- JOB -
Write out, word for word, every line from the first one through the line that holds "visc_6D = [214000, 99100, 27600, 12700]", and nothing else; skip the pictures.

- RECORDED DATA -
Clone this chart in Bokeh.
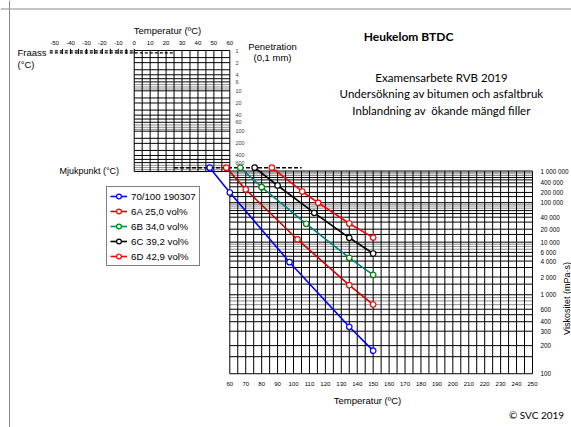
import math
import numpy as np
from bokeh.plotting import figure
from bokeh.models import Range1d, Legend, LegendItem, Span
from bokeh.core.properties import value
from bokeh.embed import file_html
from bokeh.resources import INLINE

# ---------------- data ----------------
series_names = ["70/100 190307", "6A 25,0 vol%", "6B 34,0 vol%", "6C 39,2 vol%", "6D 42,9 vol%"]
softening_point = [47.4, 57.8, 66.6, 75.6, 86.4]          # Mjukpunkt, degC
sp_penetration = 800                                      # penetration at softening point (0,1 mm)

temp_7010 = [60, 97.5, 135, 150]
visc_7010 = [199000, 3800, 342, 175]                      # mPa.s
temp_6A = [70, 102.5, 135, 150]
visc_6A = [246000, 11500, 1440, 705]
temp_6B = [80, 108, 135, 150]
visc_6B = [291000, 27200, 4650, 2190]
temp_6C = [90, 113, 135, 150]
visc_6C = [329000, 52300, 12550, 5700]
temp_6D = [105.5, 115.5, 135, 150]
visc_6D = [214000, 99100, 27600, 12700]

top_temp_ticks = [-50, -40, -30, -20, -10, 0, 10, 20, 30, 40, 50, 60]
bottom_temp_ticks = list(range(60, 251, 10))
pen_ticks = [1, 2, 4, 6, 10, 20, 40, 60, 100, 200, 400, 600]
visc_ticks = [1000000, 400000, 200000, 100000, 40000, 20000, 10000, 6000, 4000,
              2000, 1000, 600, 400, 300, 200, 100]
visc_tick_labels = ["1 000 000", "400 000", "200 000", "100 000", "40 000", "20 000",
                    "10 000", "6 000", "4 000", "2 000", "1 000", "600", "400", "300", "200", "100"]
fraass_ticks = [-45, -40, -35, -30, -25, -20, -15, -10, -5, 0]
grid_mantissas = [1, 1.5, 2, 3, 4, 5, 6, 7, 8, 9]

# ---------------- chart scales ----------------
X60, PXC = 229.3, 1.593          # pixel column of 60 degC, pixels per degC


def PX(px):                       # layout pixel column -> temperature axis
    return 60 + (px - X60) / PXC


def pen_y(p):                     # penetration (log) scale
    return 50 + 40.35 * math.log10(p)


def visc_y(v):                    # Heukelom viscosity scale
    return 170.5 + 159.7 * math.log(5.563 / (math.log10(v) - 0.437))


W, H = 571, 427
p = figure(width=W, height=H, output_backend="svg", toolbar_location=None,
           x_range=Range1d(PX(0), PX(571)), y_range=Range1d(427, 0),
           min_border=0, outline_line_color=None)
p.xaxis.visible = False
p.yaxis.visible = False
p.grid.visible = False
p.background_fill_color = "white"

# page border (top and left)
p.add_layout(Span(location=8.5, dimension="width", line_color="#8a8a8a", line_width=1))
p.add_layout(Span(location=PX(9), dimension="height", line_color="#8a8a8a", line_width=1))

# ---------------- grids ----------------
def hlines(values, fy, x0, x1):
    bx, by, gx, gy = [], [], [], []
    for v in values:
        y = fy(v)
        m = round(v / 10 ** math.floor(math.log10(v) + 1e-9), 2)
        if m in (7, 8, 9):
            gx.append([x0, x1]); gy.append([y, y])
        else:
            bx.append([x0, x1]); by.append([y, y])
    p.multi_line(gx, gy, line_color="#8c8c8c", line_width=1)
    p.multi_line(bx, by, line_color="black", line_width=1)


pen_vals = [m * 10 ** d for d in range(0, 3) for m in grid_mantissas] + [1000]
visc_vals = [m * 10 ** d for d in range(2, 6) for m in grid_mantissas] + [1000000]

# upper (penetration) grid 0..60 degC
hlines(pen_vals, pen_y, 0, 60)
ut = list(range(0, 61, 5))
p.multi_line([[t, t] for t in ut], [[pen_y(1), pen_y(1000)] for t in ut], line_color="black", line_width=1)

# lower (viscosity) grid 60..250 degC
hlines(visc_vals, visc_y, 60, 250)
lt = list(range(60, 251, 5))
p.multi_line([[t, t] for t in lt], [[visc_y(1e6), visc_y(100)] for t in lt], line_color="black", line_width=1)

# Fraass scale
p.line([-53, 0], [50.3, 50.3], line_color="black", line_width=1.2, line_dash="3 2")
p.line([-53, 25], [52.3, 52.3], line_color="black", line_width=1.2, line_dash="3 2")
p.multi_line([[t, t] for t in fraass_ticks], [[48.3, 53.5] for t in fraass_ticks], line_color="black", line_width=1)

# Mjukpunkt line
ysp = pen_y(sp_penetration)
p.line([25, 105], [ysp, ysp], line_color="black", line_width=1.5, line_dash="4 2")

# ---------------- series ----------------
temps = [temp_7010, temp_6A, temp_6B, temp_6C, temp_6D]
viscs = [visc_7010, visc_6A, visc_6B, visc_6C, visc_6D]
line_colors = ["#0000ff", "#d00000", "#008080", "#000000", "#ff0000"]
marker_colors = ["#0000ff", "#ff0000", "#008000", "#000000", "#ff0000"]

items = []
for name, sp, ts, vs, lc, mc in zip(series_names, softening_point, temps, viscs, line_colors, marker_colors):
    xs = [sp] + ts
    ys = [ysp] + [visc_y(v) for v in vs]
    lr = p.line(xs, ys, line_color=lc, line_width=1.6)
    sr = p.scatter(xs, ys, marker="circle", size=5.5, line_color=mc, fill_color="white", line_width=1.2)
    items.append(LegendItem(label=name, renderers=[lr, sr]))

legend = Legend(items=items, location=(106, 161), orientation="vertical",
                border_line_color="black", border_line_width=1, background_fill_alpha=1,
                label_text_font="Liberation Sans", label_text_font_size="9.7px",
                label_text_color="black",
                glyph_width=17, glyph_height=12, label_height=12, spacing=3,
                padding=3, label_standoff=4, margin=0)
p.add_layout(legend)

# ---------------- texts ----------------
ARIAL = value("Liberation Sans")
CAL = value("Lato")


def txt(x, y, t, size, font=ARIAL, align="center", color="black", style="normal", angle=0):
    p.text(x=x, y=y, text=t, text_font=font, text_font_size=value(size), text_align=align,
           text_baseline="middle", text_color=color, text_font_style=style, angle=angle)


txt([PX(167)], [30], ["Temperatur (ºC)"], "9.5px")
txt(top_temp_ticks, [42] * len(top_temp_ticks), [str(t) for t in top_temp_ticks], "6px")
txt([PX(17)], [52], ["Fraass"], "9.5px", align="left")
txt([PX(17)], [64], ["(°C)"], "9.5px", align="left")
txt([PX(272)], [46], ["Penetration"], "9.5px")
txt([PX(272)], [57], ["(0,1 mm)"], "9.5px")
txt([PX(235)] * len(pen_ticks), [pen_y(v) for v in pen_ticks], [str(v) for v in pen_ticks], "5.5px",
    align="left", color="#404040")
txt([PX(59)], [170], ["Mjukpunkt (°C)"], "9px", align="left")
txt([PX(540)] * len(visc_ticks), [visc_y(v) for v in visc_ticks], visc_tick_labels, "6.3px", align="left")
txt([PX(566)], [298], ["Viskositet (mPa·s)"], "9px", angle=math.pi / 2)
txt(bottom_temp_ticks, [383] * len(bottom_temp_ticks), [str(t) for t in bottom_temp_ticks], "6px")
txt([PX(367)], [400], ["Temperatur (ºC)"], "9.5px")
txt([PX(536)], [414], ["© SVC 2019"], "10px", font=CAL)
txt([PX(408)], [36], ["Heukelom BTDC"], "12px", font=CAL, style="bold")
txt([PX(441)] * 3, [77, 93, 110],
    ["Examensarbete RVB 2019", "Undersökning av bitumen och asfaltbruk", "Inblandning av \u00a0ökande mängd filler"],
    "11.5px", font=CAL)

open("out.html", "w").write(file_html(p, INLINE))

- RESPONSE FOR THIS EXERCISE -
Clone this chart in Bokeh.
import math
import numpy as np
from bokeh.plotting import figure
from bokeh.models import Range1d, Legend, LegendItem, Span
from bokeh.core.properties import value
from bokeh.embed import file_html
from bokeh.resources import INLINE

# ---------------- data ----------------
series_names = ["70/100 190307", "6A 25,0 vol%", "6B 34,0 vol%", "6C 39,2 vol%", "6D 42,9 vol%"]
softening_point = [47.4, 57.8, 66.6, 75.6, 86.4]          # Mjukpunkt, degC
sp_penetration = 800                                      # penetration at softening point (0,1 mm)

temp_7010 = [60, 97.5, 135, 150]
visc_7010 = [199000, 3800, 342, 175]                      # mPa.s
temp_6A = [70, 102.5, 135, 150]
visc_6A = [246000, 11500, 1440, 705]
temp_6B = [80, 108, 135, 150]
visc_6B = [291000, 27200, 4650, 2190]
temp_6C = [90, 113, 135, 150]
visc_6C = [329000, 52300, 12550, 5700]
temp_6D = [105.5, 115.5, 135, 150]
visc_6D = [214000, 99100, 27600, 12700]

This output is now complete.